Please use
[CODE][/CODE] tags around your code. Here is your command, with color and whitespace added for clarity and emphasis:
Quote:
Originally Posted by beckss
Code:
rsh racdev1 -l oraint "
. .bash_profile;
do
list_files="1 2 3 4 5 6 7"
for i in `echo ${list_files}`
do
echo $i
sleep 1
done "
|
There are so many errors I don't know where to start.
Quoting: After
oraint, you supply 7 parameters to
rsh. The first parameter ends with 1, the second parameter is 2, and so on; the final parameter starts with 7. If you do not understand why this is, read the
Quoting section in the Bash reference manual.
The first
do is an error. There is no reason for it.

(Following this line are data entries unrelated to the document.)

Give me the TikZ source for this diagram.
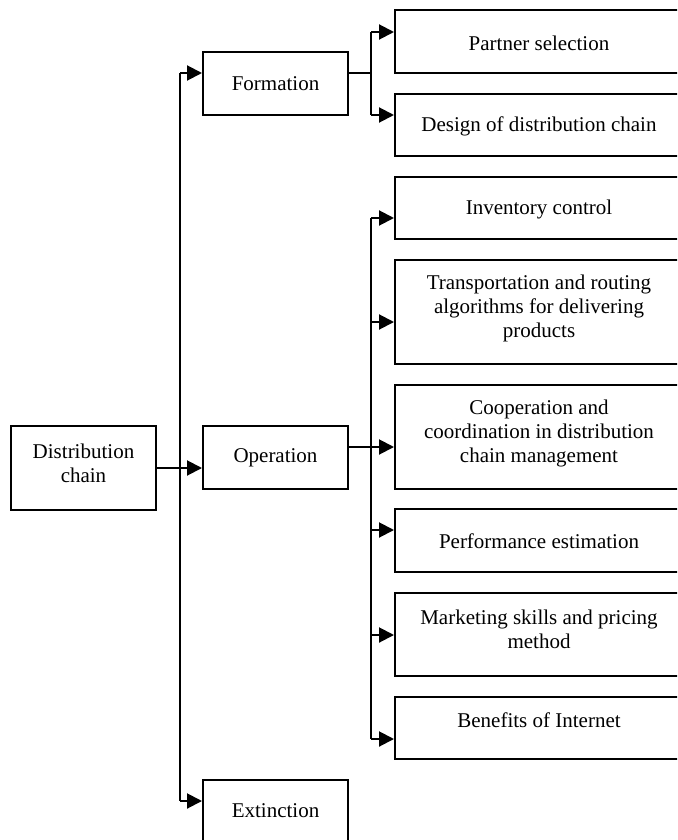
\documentclass[tikz,border=0pt]{standalone}
\usepackage{fontspec}
\setmainfont{Liberation Serif}
\usetikzlibrary{arrows.meta}
\begin{document}
\begin{tikzpicture}[x=0.5pt,y=-0.5pt,
  box/.style={draw,line width=1pt,rectangle,inner sep=0pt,minimum width=72.5pt},
  wide/.style={draw,line width=1pt,rectangle,inner sep=0pt,minimum width=144pt},
  txt/.style={align=center,inner sep=0pt,font=\fontsize{10.5pt}{12pt}\selectfont},
  line/.style={line width=1pt},
  arr/.style={line width=1pt,-{Triangle[length=7.5pt,width=7.5pt]}}]
\path[use as bounding box] (0,0) rectangle (677,840);
\clip (0,0) rectangle (677,840);

% first level
\node[box,minimum height=42pt] (dc) at (83.5,468) {};
\node[txt] at (83.5,463) {Distribution\\chain};

% second level
\node[box,minimum height=31.5pt] (form) at (275.5,83.5) {};
\node[txt] at (form) {Formation};
\node[box,minimum height=31.5pt] (oper) at (275.5,457.5) {};
\node[txt] at (oper) {Operation};
\node[box,minimum height=31.5pt] (ext) at (275.5,811.5) {};
\node[txt] at (275.5,811) {Extinction};

% third level
\node[wide,minimum height=31.5pt] (ps) at (539,41.5) {};
\node[txt] at (539,43) {Partner selection};
\node[wide,minimum height=31pt] (dd) at (539,125) {};
\node[txt] at (539,126) {Design of distribution chain};
\node[wide,minimum height=31pt] (inv) at (539,208) {};
\node[txt] at (539,209) {Inventory control};
\node[wide,minimum height=52pt] (tr) at (539,312) {};
\node[txt] at (539,308) {Transportation and routing\\algorithms for delivering\\products};
\node[wide,minimum height=52pt] (co) at (539,437) {};
\node[txt] at (539,433) {Cooperation and\\coordination in distribution\\chain management};
\node[wide,minimum height=31.5pt] (pe) at (539,540.5) {};
\node[txt] at (539,541.5) {Performance estimation};
\node[wide,minimum height=41.5pt] (mk) at (539,634.5) {};
\node[txt] at (539,629) {Marketing skills and pricing\\method};
\node[wide,minimum height=31pt] (be) at (539,728) {};
\node[txt] at (539,720) {Benefits of Internet};

% spine from the root to the three phases
\coordinate (lsTop) at (180,73);
\coordinate (lsBot) at (180,801);
\draw[line] (lsTop) -- (lsBot);
\draw[arr] (lsTop) -- (lsTop -| form.west);
\draw[arr] (lsBot) -- (lsBot -| ext.west);
\draw[arr] (dc.east) -- (dc.east -| oper.west);

% formation branch
\coordinate (fj) at (371,73);
\coordinate (fjTop) at (371,32);
\coordinate (fjBot) at (371,115);
\draw[line] (fj -| form.east) -- (fj);
\draw[line] (fjTop) -- (fjBot);
\draw[arr] (fjTop) -- (fjTop -| ps.west);
\draw[arr] (fjBot) -- (fjBot -| dd.west);

% operation branch
\coordinate (ojTop) at (371,218);
\coordinate (ojBot) at (371,739);
\coordinate (ojTr) at (371,322);
\coordinate (ojCo) at (371,447);
\coordinate (ojPe) at (371,530);
\coordinate (ojMk) at (371,635);
\draw[line] (ojTop) -- (ojBot);
\draw[line] (ojCo -| oper.east) -- (ojCo);
\draw[arr] (ojTop) -- (ojTop -| inv.west);
\draw[arr] (ojTr) -- (ojTr -| tr.west);
\draw[arr] (ojCo) -- (ojCo -| co.west);
\draw[arr] (ojPe) -- (ojPe -| pe.west);
\draw[arr] (ojMk) -- (ojMk -| mk.west);
\draw[arr] (ojBot) -- (ojBot -| be.west);
\end{tikzpicture}
\end{document}
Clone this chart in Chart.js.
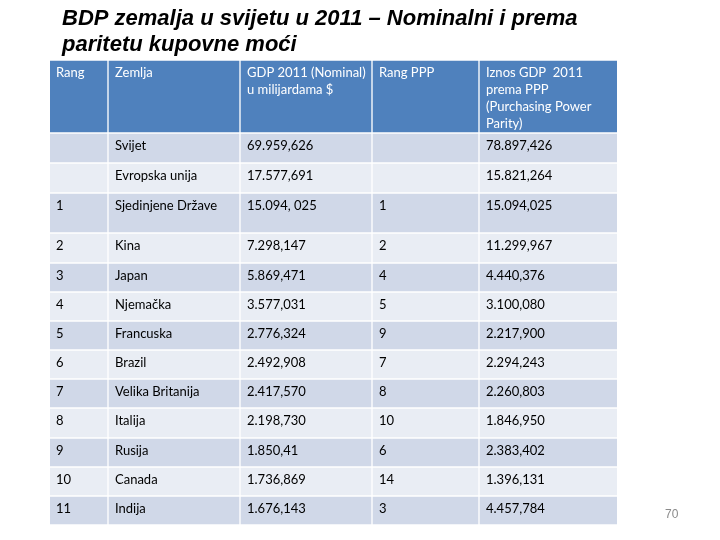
<!DOCTYPE html>
<html><head><meta charset="utf-8">
<script src="https://cdn.jsdelivr.net/npm/chart.js@4/dist/chart.umd.min.js"></script>
<style>html,body{margin:0;padding:0;background:#fff}canvas{display:block}</style>
</head><body>
<canvas id="c" width="720" height="540"></canvas>
<script>
// ---- data ----
const titleLines = ['BDP zemalja u svijetu u 2011 – Nominalni i prema', 'paritetu kupovne moći'];
const headers = [
  ['Rang'],
  ['Zemlja'],
  ['GDP 2011 (Nominal)', 'u milijardama $'],
  ['Rang PPP'],
  ['Iznos GDP  2011', 'prema PPP', '(Purchasing Power', 'Parity)']
];
const rang = ['', '', '1', '2', '3', '4', '5', '6', '7', '8', '9', '10', '11'];
const countries = ['Svijet', 'Evropska unija', 'Sjedinjene Države', 'Kina', 'Japan', 'Njemačka', 'Francuska', 'Brazil', 'Velika Britanija', 'Italija', 'Rusija', 'Canada', 'Indija'];
const gdpNominal = ['69.959,626', '17.577,691', '15.094, 025', '7.298,147', '5.869,471', '3.577,031', '2.776,324', '2.492,908', '2.417,570', '2.198,730', '1.850,41', '1.736,869', '1.676,143'];
const rangPPP = ['', '', '1', '2', '4', '5', '9', '7', '8', '10', '6', '14', '3'];
const gdpPPP = ['78.897,426', '15.821,264', '15.094,025', '11.299,967', '4.440,376', '3.100,080', '2.217,900', '2.294,243', '2.260,803', '1.846,950', '2.383,402', '1.396,131', '4.457,784'];
const pageNumber = '70';

// ---- layout (table units = px) ----
const colWidths = [58, 132, 132, 107, 138];
const rowHeights = [73, 30, 30, 40, 30, 29, 29, 29, 29, 29, 30, 29, 29, 29];
const headerColor = '#4F81BD';
const bandColors = ['#D0D8E8', '#E9EDF4'];
const cellFont = '13px Lato';
const textPadX = 6, textBaseline = 17, lineStep = 17;

const colEdges = [0];
colWidths.forEach(w => colEdges.push(colEdges[colEdges.length - 1] + w));
const rowEdges = [0];
rowHeights.forEach(h => rowEdges.push(rowEdges[rowEdges.length - 1] + h));
const tableW = colEdges[colEdges.length - 1];
const tableH = rowEdges[rowEdges.length - 1];
const nCols = colWidths.length;

const bodyRows = countries.map((c, i) => [[rang[i]], [c], [gdpNominal[i]], [rangPPP[i]], [gdpPPP[i]]]);
const allRows = [headers].concat(bodyRows);

function cellX(c) {
  const x0 = c === 0 ? colEdges[c] : colEdges[c] + 1;
  const x1 = c === nCols - 1 ? colEdges[c + 1] : colEdges[c + 1] - 1;
  return [x0, x1];
}

const datasets = allRows.map((row, r) => ({
  data: row.map((_, c) => ({ y: (rowEdges[r] + rowEdges[r + 1]) / 2, x: cellX(c) })),
  backgroundColor: r === 0 ? headerColor : bandColors[(r - 1) % 2],
  barThickness: rowHeights[r] - 2,
  borderWidth: 0,
  borderSkipped: false,
  grouped: false
}));

const textPlugin = {
  id: 'tableText',
  afterDatasetsDraw(chart) {
    const ctx = chart.ctx, xs = chart.scales.x, ys = chart.scales.y;
    ctx.save();
    ctx.textBaseline = 'alphabetic';
    ctx.textAlign = 'left';
    ctx.font = cellFont;
    allRows.forEach((row, r) => {
      ctx.fillStyle = r === 0 ? '#FFFFFF' : '#000000';
      const top = ys.getPixelForValue(rowEdges[r]);
      row.forEach((lines, c) => {
        const left = xs.getPixelForValue(cellX(c)[0]);
        lines.forEach((t, k) => ctx.fillText(t, left + textPadX, top + textBaseline + k * lineStep));
      });
    });
    // title
    ctx.fillStyle = '#000000';
    ctx.font = 'italic bold 22px "Liberation Sans", Arial, sans-serif';
    titleLines.forEach((t, k) => ctx.fillText(t, 62, 25 + k * 26));
    // page number
    ctx.fillStyle = '#8A8A8A';
    ctx.font = '12px "Liberation Sans", Arial, sans-serif';
    ctx.fillText(pageNumber, 665, 518);
    ctx.restore();
  }
};

new Chart(document.getElementById('c'), {
  type: 'bar',
  data: { datasets },
  options: {
    indexAxis: 'y',
    responsive: false,
    animation: false,
    events: [],
    devicePixelRatio: 1,
    layout: { padding: { left: 50, top: 60, right: 720 - 50 - tableW, bottom: 540 - 60 - tableH } },
    plugins: { legend: { display: false }, tooltip: { enabled: false }, title: { display: false } },
    scales: {
      x: { type: 'linear', min: 0, max: tableW, display: false, offset: false },
      y: { type: 'linear', min: 0, max: tableH, reverse: true, display: false, offset: false }
    }
  },
  plugins: [textPlugin]
});
</script>
</body></html>
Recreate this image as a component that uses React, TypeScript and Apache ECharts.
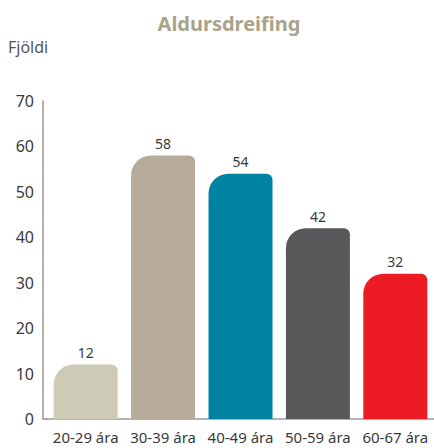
import React, { useEffect, useRef } from "react";
import * as echarts from "echarts";

const categories = ["20-29 ára", "30-39 ára", "40-49 ára", "50-59 ára", "60-67 ára"];
const values = [12, 58, 54, 42, 32];
const barColors = ["#cdcab5", "#b6aa9a", "#0083a0", "#58585a", "#ed1c24"];
const yTicks = [0, 10, 20, 30, 40, 50, 60, 70];

const FONT = "'Noto Sans', sans-serif";

export default function App() {
  const ref = useRef<HTMLDivElement>(null);
  useEffect(() => {
    if (!ref.current) return;
    const chart = echarts.init(ref.current, null, { renderer: "svg" });
    chart.setOption({
      animation: false,
      title: {
        text: "Aldursdreifing",
        left: 224,
        textAlign: "center",
        top: 8,
        textStyle: { fontFamily: FONT, fontSize: 20, fontWeight: "bold", color: "#aaa38c" },
      },
      graphic: [
        {
          type: "text",
          left: 8,
          top: 39,
          style: { text: "Fjöldi", font: `16px ${FONT}`, fill: "#555555" },
        },
        {
          type: "line",
          shape: { x1: 42.5, y1: 419, x2: 48, y2: 419 },
          style: { stroke: "#9a9a9a", lineWidth: 1.5 },
        },
      ],
      grid: { left: 47, right: -3, top: 101, bottom: 29, containLabel: false },
      xAxis: {
        type: "category",
        data: categories,
        axisLine: { show: true, lineStyle: { color: "#9a9a9a", width: 1.5 } },
        axisTick: { show: false },
        axisLabel: { interval: 0, hideOverlap: false, fontFamily: FONT, fontSize: 15, color: "#3a3a3a", margin: 10 },
      },
      yAxis: {
        type: "value",
        min: yTicks[0],
        max: yTicks[yTicks.length - 1],
        interval: 10,
        offset: 4,
        axisLine: { show: true, lineStyle: { color: "#9a9a9a", width: 1.5 } },
        axisTick: { show: false },
        splitLine: { show: false },
        axisLabel: { fontFamily: FONT, fontSize: 16, color: "#3a3a3a", margin: 9 },
      },
      series: [
        {
          type: "bar",
          barWidth: 64,
          data: values.map((v, i) => ({
            value: v,
            itemStyle: { color: barColors[i], borderRadius: [20, 6, 0, 0] },
          })),
          label: {
            show: true,
            position: "top",
            distance: 5,
            fontFamily: FONT,
            fontSize: 14,
            color: "#3a3a3a",
          },
        },
      ],
    });
    return () => chart.dispose();
  }, []);
  return <div ref={ref} style={{ width: 434, height: 448, position: "absolute", left: 0, top: 0 }} />;
}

Backticks within a double-quoted string: the command within the backticks is run on the current machine, and whatever it yields, is inserted into the double-quoted string before it is given to
rsh. Besides, you should be using
$(...) instead of
`...` (unless the default shell on the remote system is an ancient Unix Bourne shell -- and I don't think so, because you're explicitly sourcing
.bash_profile on the remote machine).
for i in $(echo ${variable});: No, do not do that. It applies pathname expansion twice, and you do not want nor need that. Typical use would be
for i in ${variable};, where the value of
variable will be split and pathname expansion applied, and
i will loop over the results.
Finally, are you sure you wish to use
rsh and not
ssh (with key-based authentication)?
Consider using something like
Code:
ssh -l oraint racdev1 bash -c 'for i in 1 2 3 4 5 6 7; do echo $i; sleep 1; done'
or perhaps
Code:
ssl -l oraint racdev1 bash -c '"list=(1 2 3 4 5 6 7)"'; for i in "${list[@]}" ; do echo "$i" ; sleep 1 ; done'
Both of these execute bash explicitly, just in case the default shell might be something else on the remote machine. The latter uses double quotes to set up the
list array in the remote shell, so you can insert variables etc. from the local shell. The actual snippet is in single quotes, so that the local shell will not interpret that part. Both just echo the numbers 1 to 7 one at a time, sleeping for a second in between, running the loop on the remote machine.